If the property I’m buying is sold subject to contract am I home and dry?
The short answer to this is ‘no.’ Being sold ‘subject to contract’ is an informal agreement, so either side can still pull out.
Figures vary, but estimates suggest up to a third of sales never actually go through.
Why would a sale not go through?
There are a number of reasons why a sale may fall through.
This may be the case if, for example:
- The seller changes their mind and takes the property off the market.
- The mortgage valuation is lower than the accepted offer, so the lender is not willing to lend the funds.
- The survey highlights some major issues. This might include damp or Japanese Knotweed, prompting you to withdraw your offer – or the lender to withdraw the mortgage offer.
- The local searches reveal something that makes you decide to pull out.
- You are in a chain, and this collapses, preventing the sale from reaching completion.
- You get gazumped (see below)
What is gazumping?
As a buyer it’s important to understand that on a property sold subject to contract, the paperwork is not yet complete – and the contracts are not yet exchanged.
As a result, there is nothing to stop other buyers making enquiries about the property.
This can mean there is a risk of you getting ‘gazumped.’ This is when another buyer comes along with a higher offer, and the seller accepts this – despite having already accepted an offer from you.
This is a practice’s that’s on the rise again, according to recent reports.
While gazumping is not illegal, it is viewed as immoral. That said, plenty of buyers will have no qualms at all about trying it – and especially in a market where demand outstrips supply.
Many sellers will entertain new buyers if they think they can get a higher price than the one they have already agreed.
As the buyer, there is nothing you can do in this situation – except submit an even higher offer. But that relies on you being prepared to offer more to a seller that has already let you down once.

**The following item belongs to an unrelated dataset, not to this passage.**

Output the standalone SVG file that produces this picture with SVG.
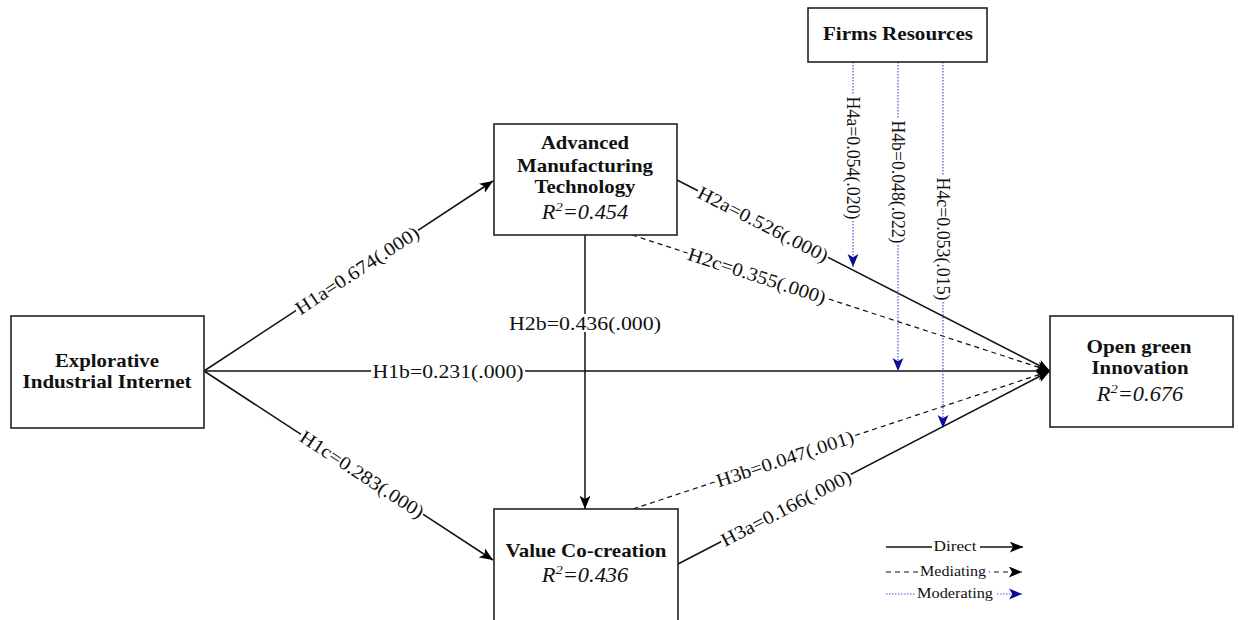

If you are unable – or unwilling - to do so, you may have little choice but to accept you’ve lost this property and go back to the drawing board and start again.
What do I stand to lose?
It can take around two months to move from a property being sold subject to contract to the point of exchange – and often even longer.
During this time, you will arrange your mortgage, instruct a solicitor, and commission a survey.
If the purchase falls through, you will lose any money you have shelled out on surveyors, mortgage advisers and other services to help you with the purchase. It can be a bitter pill to swallow.
Home Buyers Protection Insurance
The good news is, Home Buyers’ Protection Insurance can protect you in the event of getting gazumped – or if the seller changes their mind.
A policy will cover you for the loss of upfront expenses that you’ve made in good faith to buy a property – such as legal, survey and mortgage lending costs – in the event of the purchase falling through.
You can purchase Home Buyers Protection Insurance as soon as you have had an offer accepted on the property you want to buy. In other words, as soon as the property is advertised as sold subject to contract.
This cover may make sense even if you are buying in Scotland, as while an offer must be honoured once it’s been accepted, house sales can fall through for a number of other reasons outside gazumping.
Crackdown on gazumping
As a buyer, it’s also worth noting that the Government has recently announced moves to crack down on gazumping, with new measures aimed at making the estate agency industry more professional – and to simplify the process of buying a property for consumers.
The Government has said it will encourage the use of ‘voluntary reservation agreements’ to limit the practice of gazumping and prevent sales falling through.
A poll from YouGov this month found that 75% would support the introduction of a reservation agreement that required buyers and sellers to put down a non-refundable deposit to commit both sides earlier in the process. But this is currently at consultation stage, with nothing formal in place.